DPP Tobiko Orders Investigations Into IEBC

NASA’S CO-LEADER AND LAWYER ALSO UNDER INVESTIGATION

Kenya’s Director of Public Prosecution, Keriako Tobiko, has directed the Department of Criminal Investigation (DCI) and the the Ethics and Anti-Corruption Commission (EACC) to commence investigations into the actions of officials from the Independent Elections and Boundaries Commission (IEBC) to ascertain whether there were any illegalities involved with last month’s presidential election.

Eleven officials at the IEBC, including its Chief Executive and one of the Commissioners are to be investigated. The DPP has given the investigators 21 days to report back to him.

Tobiko has also ordered an investigation into the activities of two of the main opposition’s leading figures, lawyer James Orengo and Nasa’s co-leader Musalia Mudavdi, over allegations that they accessed the IEBC’s servers and threatened Uhuru Kenyatta’s chief election agent.

As directed by Tobiko the EACC and DCI will have to determine if any electoral or criminal offences were committed by IEBC officials.

In the ruling by Kenya’s Supreme Court last week the court declared that it had found no evidence of individual ‘culpability’ by election board officials. The failings associated with the election process, the court determined, were institutional, not criminal.

However, Tobiko has reportedly said that the Supreme Court’s findings did not stop him from pursuing a further investigation.

IGAD – DON’T SABOTAGE OR BOYCOTT THE ELECTION

In a separate development, Africa’s Intergovernmental Authority on Development (IGAD), whose observer mission at the August 8 election have given the process a clean bill of health, has warned against any attempts to hinder the IEBC’s administration of the presidential election re-run due on October 26.

“Sabotaging [the] IEBC or boycotting the elections will put Kenya in a constitutional crisis and likely on a path to an unconstitutional change of government” and IGAD statement declared.
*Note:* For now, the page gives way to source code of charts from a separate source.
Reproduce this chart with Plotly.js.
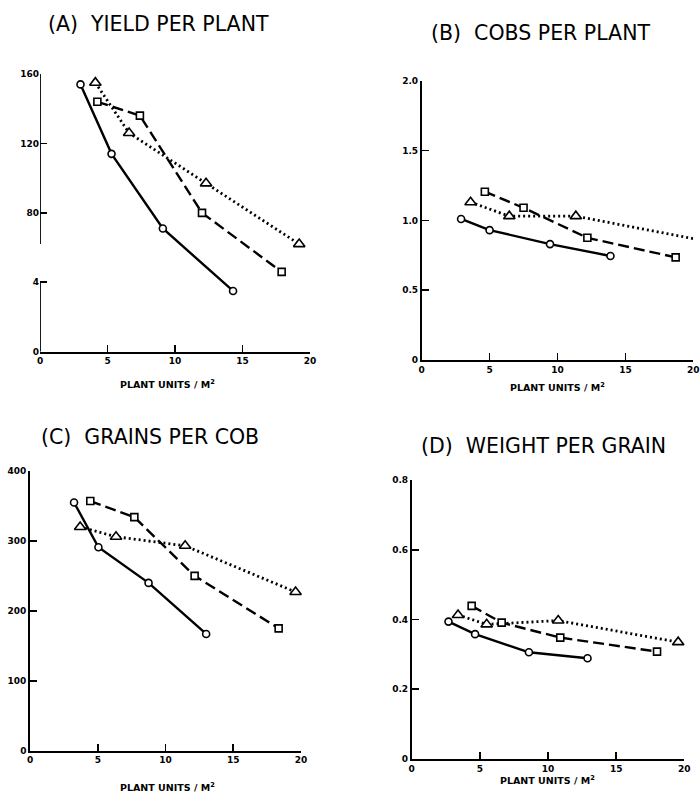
<!DOCTYPE html>
<html><head><meta charset="utf-8">
<script src="https://cdn.plot.ly/plotly-3.0.1.min.js"></script>
<style>body{margin:0;background:#fff}#plot{width:700px;height:801px}</style>
</head><body><div id="plot"></div>
<script>
// Panel A: yield per plant
const yieldCircleX = [3.0, 5.3, 9.1, 14.3];
const yieldCircleY = [154, 114, 71, 35];
const yieldSquareX = [4.25, 7.4, 12.0, 17.9];
const yieldSquareY = [144, 136, 80, 46];
const yieldTriX = [4.1, 6.6, 12.3, 19.2];
const yieldTriY = [155, 126, 97, 62];
// Panel B: cobs per plant
const cobsCircleX = [2.9, 5.0, 9.45, 13.9];
const cobsCircleY = [1.01, 0.93, 0.83, 0.745];
const cobsSquareX = [4.65, 7.5, 12.2, 18.7];
const cobsSquareY = [1.205, 1.09, 0.875, 0.735];
const cobsTriX = [3.6, 6.45, 11.35, 20.2];
const cobsTriY = [1.13, 1.03, 1.03, 0.865];
// Panel C: grains per cob
const grainsCircleX = [3.25, 5.05, 8.75, 13.0];
const grainsCircleY = [355, 291, 240, 167];
const grainsSquareX = [4.45, 7.7, 12.15, 18.35];
const grainsSquareY = [357, 334, 250, 175];
const grainsTriX = [3.7, 6.35, 11.45, 19.6];
const grainsTriY = [320, 306, 293, 227];
// Panel D: weight per grain
const weightCircleX = [2.7, 4.65, 8.6, 12.9];
const weightCircleY = [0.394, 0.358, 0.306, 0.289];
const weightSquareX = [4.4, 6.6, 10.9, 18.0];
const weightSquareY = [0.439, 0.391, 0.348, 0.308];
const weightTriX = [3.4, 5.5, 10.75, 19.55];
const weightTriY = [0.413, 0.386, 0.397, 0.335];

const xTicks = [0, 5, 10, 15, 20];
const xTickText = ["0", "5", "10", "15", "20"];
const yTicksA = [0, 40, 80, 120, 160];
const yTickTextA = ["0", "4", "80", "120", "160"];
const yTicksB = [0, 0.5, 1.0, 1.5, 2.0];
const yTickTextB = ["0", "0.5", "1.0", "1.5", "2.0"];
const yTicksC = [0, 100, 200, 300, 400];
const yTickTextC = ["0", "100", "200", "300", "400"];
const yTicksD = [0, 0.2, 0.4, 0.6, 0.8];
const yTickTextD = ["0", "0.2", "0.4", "0.6", "0.8"];

const panelTitles = ["(A)  YIELD PER PLANT", "(B)  COBS PER PLANT", "(C)  GRAINS PER COB", "(D)  WEIGHT PER GRAIN"];
const xTitle = "PLANT UNITS / M<sup>2</sup>";

const symSize = {'circle': 7, 'square': 7, 'triangle-up': 10};
function series(xs, ys, dash, ax) {
  return {x: xs, y: ys, type: 'scatter', mode: 'lines', cliponaxis: false,
    xaxis: 'x' + ax, yaxis: 'y' + ax,
    line: {color: '#000', width: dash === 'dot' ? 2.8 : 2.4, dash: dash === 'dash' ? '11px,5px' : (dash === 'dot' ? '2px,3px' : dash)},
    showlegend: false, hoverinfo: 'skip'};
}
const data = [];
const panels = [
  [yieldCircleX, yieldCircleY, yieldSquareX, yieldSquareY, yieldTriX, yieldTriY, ''],
  [cobsCircleX, cobsCircleY, cobsSquareX, cobsSquareY, cobsTriX, cobsTriY, '2'],
  [grainsCircleX, grainsCircleY, grainsSquareX, grainsSquareY, grainsTriX, grainsTriY, '3'],
  [weightCircleX, weightCircleY, weightSquareX, weightSquareY, weightTriX, weightTriY, '4']
];
panels.forEach(p => {
  data.push(series(p[4], p[5], 'dot', p[6]));
  data.push(series(p[2], p[3], 'dash', p[6]));
  data.push(series(p[0], p[1], 'solid', p[6]));
});
panels.forEach(p => {
  [[p[4], p[5], 'triangle-up'], [p[2], p[3], 'square'], [p[0], p[1], 'circle']].forEach(s => {
    data.push({x: s[0], y: s[1], type: 'scatter', mode: 'markers', cliponaxis: false,
      xaxis: 'x' + p[6], yaxis: 'y' + p[6],
      marker: {symbol: s[2], size: symSize[s[2]], color: '#fff', line: {color: '#000', width: 1.6}},
      showlegend: false, hoverinfo: 'skip'});
  });
});

const tickFont = {family: 'DejaVu Sans', size: 9, color: '#000', weight: 'bold'};
function xa(dom) {
  return {domain: dom, range: [0, 20], tickvals: xTicks, ticktext: xTickText, ticks: 'inside',
    ticklen: 7, tickwidth: 1.6, tickcolor: '#000', showline: true, linecolor: '#000', linewidth: 1.8,
    showgrid: false, zeroline: false, tickfont: tickFont, fixedrange: true};
}
function ya(dom, rng, tv, tt, anchor, showline) {
  return {domain: dom, range: rng, tickvals: tv, ticktext: tt, ticks: 'inside', anchor: anchor,
    ticklen: 7, tickwidth: 1.6, tickcolor: '#000', showline: showline, linecolor: '#000', linewidth: 1.8,
    showgrid: false, zeroline: false, tickfont: tickFont, fixedrange: true};
}
const W = 700, H = 801;
const dx = (a, b) => [a / W, b / W];
const dy = (top, bot) => [1 - bot / H, 1 - top / H];

const layout = {
  width: 700, height: 801, margin: {l: 0, r: 0, t: 0, b: 0},
  paper_bgcolor: '#fff', plot_bgcolor: 'rgba(0,0,0,0)', showlegend: false,
  xaxis: Object.assign(xa(dx(40, 310)), {anchor: 'y'}),
  yaxis: ya(dy(74, 351.7), [0, 160], yTicksA, yTickTextA, 'x', false),
  xaxis2: Object.assign(xa(dx(421.7, 693.3)), {anchor: 'y2'}),
  yaxis2: ya(dy(80.7, 360), [0, 2], yTicksB, yTickTextB, 'x2', true),
  xaxis3: Object.assign(xa(dx(30, 301)), {anchor: 'y3'}),
  yaxis3: ya(dy(471, 750.7), [0, 400], yTicksC, yTickTextC, 'x3', true),
  xaxis4: Object.assign(xa(dx(411.7, 684.3)), {anchor: 'y4'}),
  yaxis4: ya(dy(480, 759), [0, 0.8], yTicksD, yTickTextD, 'x4', true),
  shapes: [
    {type: 'line', xref: 'x', yref: 'y', x0: 0, x1: 0, y0: 0, y1: 40, line: {color: '#000', width: 1.8}},
    {type: 'line', xref: 'x', yref: 'y', x0: 0, x1: 0, y0: 62, y1: 160, line: {color: '#000', width: 1.8}}
  ],
  annotations: []
};
const titlePos = [[158, 24], [540, 33], [150, 437], [543, 446]];
const xTitlePos = [[167, 384], [557, 387], [167, 787], [547, 780]];
titlePos.forEach((p, i) => {
  layout.annotations.push({text: panelTitles[i], xref: 'paper', yref: 'paper', x: p[0] / W, y: 1 - p[1] / H,
    xanchor: 'center', yanchor: 'middle', showarrow: false,
    font: {family: 'DejaVu Sans', size: 20.5, color: '#000', weight: 'normal'}});
});
xTitlePos.forEach((p, i) => {
  layout.annotations.push({text: xTitle, xref: 'paper', yref: 'paper', x: p[0] / W, y: 1 - p[1] / H,
    xanchor: 'center', yanchor: 'middle', showarrow: false,
    font: {family: 'DejaVu Sans', size: 9.5, color: '#000', weight: 'bold'}});
});
Plotly.newPlot('plot', data, layout, {staticPlot: true});
</script>
</body></html>
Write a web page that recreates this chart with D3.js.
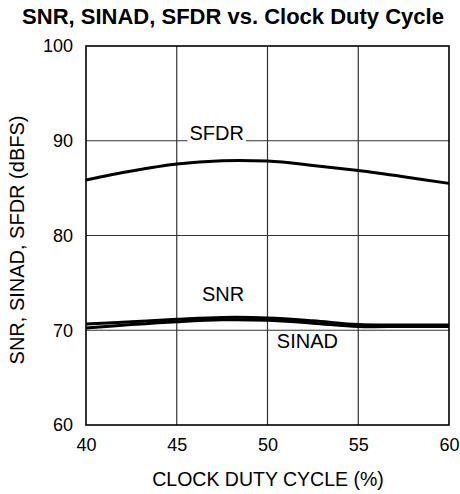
<!DOCTYPE html>
<html>
<head>
<meta charset="utf-8">
<script src="https://cdn.jsdelivr.net/npm/d3@7"></script>
<style>
html,body{margin:0;padding:0;background:#fff;}
text{font-family:"Liberation Sans",Arial,Helvetica,sans-serif;fill:#000;}
</style>
</head>
<body>
<svg id="chart" width="460" height="494"></svg>
<script>
const dutyCycle = [40, 42.5, 45, 47.5, 50, 52.5, 55, 57.5, 60];
const sfdr  = [85.85, 86.8, 87.55, 87.9, 87.85, 87.4, 86.85, 86.2, 85.5];
const snr   = [70.65, 70.9, 71.15, 71.35, 71.3, 71.0, 70.6, 70.55, 70.55];
const sinad = [70.25, 70.6, 70.9, 71.1, 71.05, 70.75, 70.4, 70.4, 70.4];
const xTicks = [40, 45, 50, 55, 60];
const yTicks = [60, 70, 80, 90, 100];
const title = "SNR, SINAD, SFDR vs. Clock Duty Cycle";
const xTitle = "CLOCK DUTY CYCLE (%)";
const yTitle = "SNR, SINAD, SFDR (dBFS)";
const seriesLabels = [
  {name: "SFDR", x: 47.2, y: 90, box: true},
  {name: "SNR", x: 47.55, y: 73.0, box: false},
  {name: "SINAD", x: 52.2, y: 68.0, box: false}
];

const svg = d3.select("#chart");
const L = 86, R = 449, T = 46, B = 425;
const x = d3.scaleLinear().domain([40, 60]).range([L, R]);
const y = d3.scaleLinear().domain([60, 100]).range([B, T]);

svg.append("text").attr("x", 233).attr("y", 24).attr("text-anchor", "middle")
  .style("font-weight", "bold").style("font-size", "22px").text(title);

// grid
const g = svg.append("g");
g.selectAll(".vg").data(xTicks.slice(1, -1)).enter().append("line")
  .attr("x1", d => x(d)).attr("x2", d => x(d)).attr("y1", T).attr("y2", B)
  .attr("stroke", "#333").attr("stroke-width", 1.2);
g.selectAll(".hg").data(yTicks.slice(1, -1)).enter().append("line")
  .attr("x1", L).attr("x2", R).attr("y1", d => y(d)).attr("y2", d => y(d))
  .attr("stroke", "#333").attr("stroke-width", 1.2);

// frame
svg.append("rect").attr("x", L).attr("y", T).attr("width", R - L).attr("height", B - T)
  .attr("fill", "none").attr("stroke", "#000").attr("stroke-width", 1.6);

// axes labels via d3 axes
const xAxis = svg.append("g").attr("transform", `translate(0,${B})`)
  .call(d3.axisBottom(x).tickValues(xTicks).tickSize(0).tickPadding(13));
xAxis.select(".domain").remove();
xAxis.selectAll("text").style("font-size", "18px").attr("font-family", null);

const yAxis = svg.append("g").attr("transform", `translate(${L},0)`)
  .call(d3.axisLeft(y).tickValues(yTicks).tickSize(0).tickPadding(13));
yAxis.select(".domain").remove();
yAxis.selectAll("text").style("font-size", "18px").attr("font-family", null);

svg.append("text").attr("x", 268).attr("y", 486).attr("text-anchor", "middle")
  .style("font-size", "19.5px").text(xTitle);
svg.append("text").attr("transform", `translate(24,240) rotate(-90)`)
  .attr("text-anchor", "middle").style("font-size", "20px").text(yTitle);

// lines
const line = d3.line().x((d, i) => x(dutyCycle[i])).y(d => y(d)).curve(d3.curveCatmullRom);
const lines = [
  {data: sfdr, w: 3},
  {data: snr, w: 3},
  {data: sinad, w: 3}
];
svg.append("g").selectAll("path").data(lines).enter().append("path")
  .attr("d", d => line(d.data)).attr("fill", "none").attr("stroke", "#000")
  .attr("stroke-width", d => d.w);

// series labels
const lg = svg.append("g");
seriesLabels.forEach(s => {
  const t = lg.append("text").attr("x", x(s.x)).attr("y", y(s.y) - 1).attr("text-anchor", "middle")
    .style("font-size", "20px").text(s.name);
  if (s.box) {
    const bb = t.node().getBBox();
    lg.append("rect").attr("x", bb.x - 2).attr("y", bb.y).attr("width", bb.width + 4)
      .attr("height", y(s.y) - bb.y + 1.5).attr("fill", "#fff");
    t.raise();
  }
});
</script>
</body>
</html>
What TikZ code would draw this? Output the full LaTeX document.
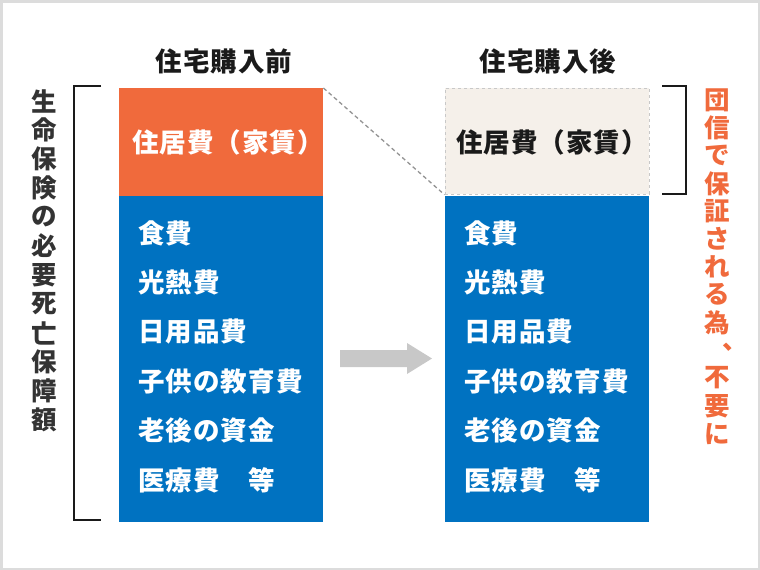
\documentclass[tikz,border=0pt]{standalone}
\usepackage{fontspec}
\newfontfamily\jp{Noto Sans CJK JP}[LetterSpace=4]
\newfontfamily\jpv{Noto Sans CJK JP}
\definecolor{frameg}{HTML}{DCDCDC}
\definecolor{orng}{HTML}{F06A3C}
\definecolor{blu}{HTML}{0072C1}
\definecolor{cream}{HTML}{F5F0EA}
\definecolor{dgray}{HTML}{333333}
\definecolor{agray}{HTML}{C8C8C8}
\definecolor{ink}{HTML}{1A1A1A}
\tikzset{
  colbox/.style={anchor=north west, inner sep=0pt, minimum width=204pt},
  item/.style={anchor=west, inner sep=0pt, text=white, font=\jp\bfseries\fontsize{26.5}{29}\selectfont},
  title/.style={inner sep=0pt, text=ink, font=\jp\bfseries\fontsize{26.5}{29}\selectfont},
  vchar/.style={inner sep=0pt, font=\jpv\bfseries\fontsize{25.5}{28}\selectfont},
  bracket/.style={line width=2pt, draw=ink},
}
\begin{document}
\begin{tikzpicture}[x=1pt,y=-1pt]
\useasboundingbox (0,0) rectangle (760,570);
\draw[line width=2.5pt, frameg] (1.25,1.25) rectangle (758.75,568.75);
% left column
\node[colbox, fill=orng, minimum height=108pt] (oL) at (119,88) {};
\node[colbox, fill=blu, minimum height=326pt] (bL) at (119,196) {};
% right column
\node[colbox, fill=cream, draw=agray, dashed, line width=1.2pt, minimum height=106pt] (oR) at (444.5,87.5) {};
\node[colbox, fill=blu, minimum height=326pt] (bR) at (445,196) {};
% dashed connector
\draw[line width=1.3pt, draw=gray!85, dash pattern=on 4pt off 3pt] (oL.north east) -- (oR.south west);
% titles
\node[title] (tL) at (224,61) {住宅購入前};
\node[title] (tR) at (548,61) {住宅購入後};
% housing cost
\node[title, text=white] (hL) at (228,142) {住居費（家賃）};
\node[title] (hR) at (552,142) {住居費（家賃）};
% items
\foreach \t [count=\i from 0] in {食費,光熱費,日用品費,子供の教育費,老後の資金,医療費　等}{
  \node[item] (iL\i) at (138,233+49.4*\i) {\t};
  \node[item] (iR\i) at (464,233+49.4*\i) {\t};
}
% arrow
\fill[agray] (340,350) -- (407,350) -- (407,343) -- (432,358.5) -- (407,374) -- (407,367) -- (340,367) -- cycle;
% brackets
\draw[bracket] (101,86) -- (74,86) -- (74,520) -- (101,520);
\draw[bracket] (662,86) -- (686,86) -- (686,193.5) -- (662,193.5);
% vertical texts
\foreach \c [count=\i from 0] in {生,命,保,険,の,必,要,死,亡,保,障,額}{
  \node[vchar, text=dgray] (vl\i) at (44,101+29*\i) {\c};
}
\foreach \c [count=\i from 0] in {団,信,で,保,証,さ,れ,る,為,、,不,要,に}{
  \ifnum\i=9
    \node[vchar, text=orng] (vr\i) at (735,347) {\c};
  \else
    \node[vchar, text=orng] (vr\i) at (717,100+27.8*\i) {\c};
  \fi
}
\end{tikzpicture}
\end{document}
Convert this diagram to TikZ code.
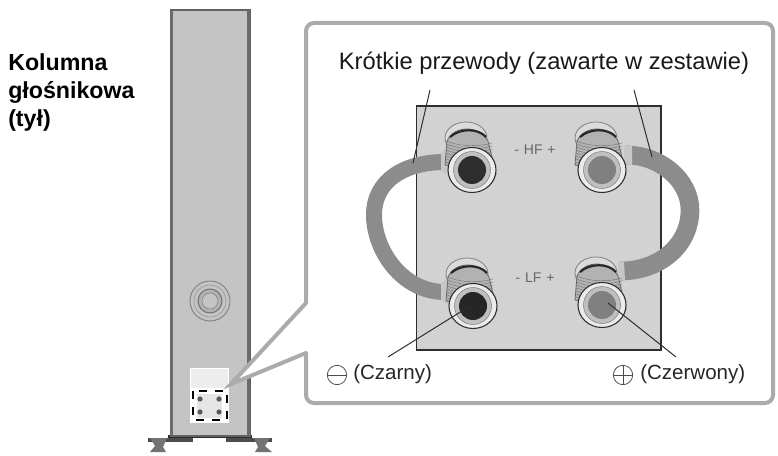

IGAD says it is confident that the IEBC can administer the next election effectively.

Nasa opposition leader Raila odinga has said that he will not take part in the next election if the election board officials are not sacked.

Later today it is expected that the IEBC will respond to the list of demands Nasa wants enacted before it will take part in the election.

Meanwhile, Uhuru Kenyatta’s Jubilee appears to be considering legal moves to re-visit the Supreme Court’s decision to annul the result of the last election and call for a new poll which Kenyatta has referred to as a “judicial coup”.

The possible legal  move by Jubilee is based on the dissenting opinions of two of the Supreme Court Judges (out of the six who heard the case). Kenyatta’s team are reportedly looking at seeking a recount of the ballot papers to counter the majority ruling by four of the Supreme Court judges that overturned the election result on a basis other than a dispute over the true numbers of votes cast for each candidate.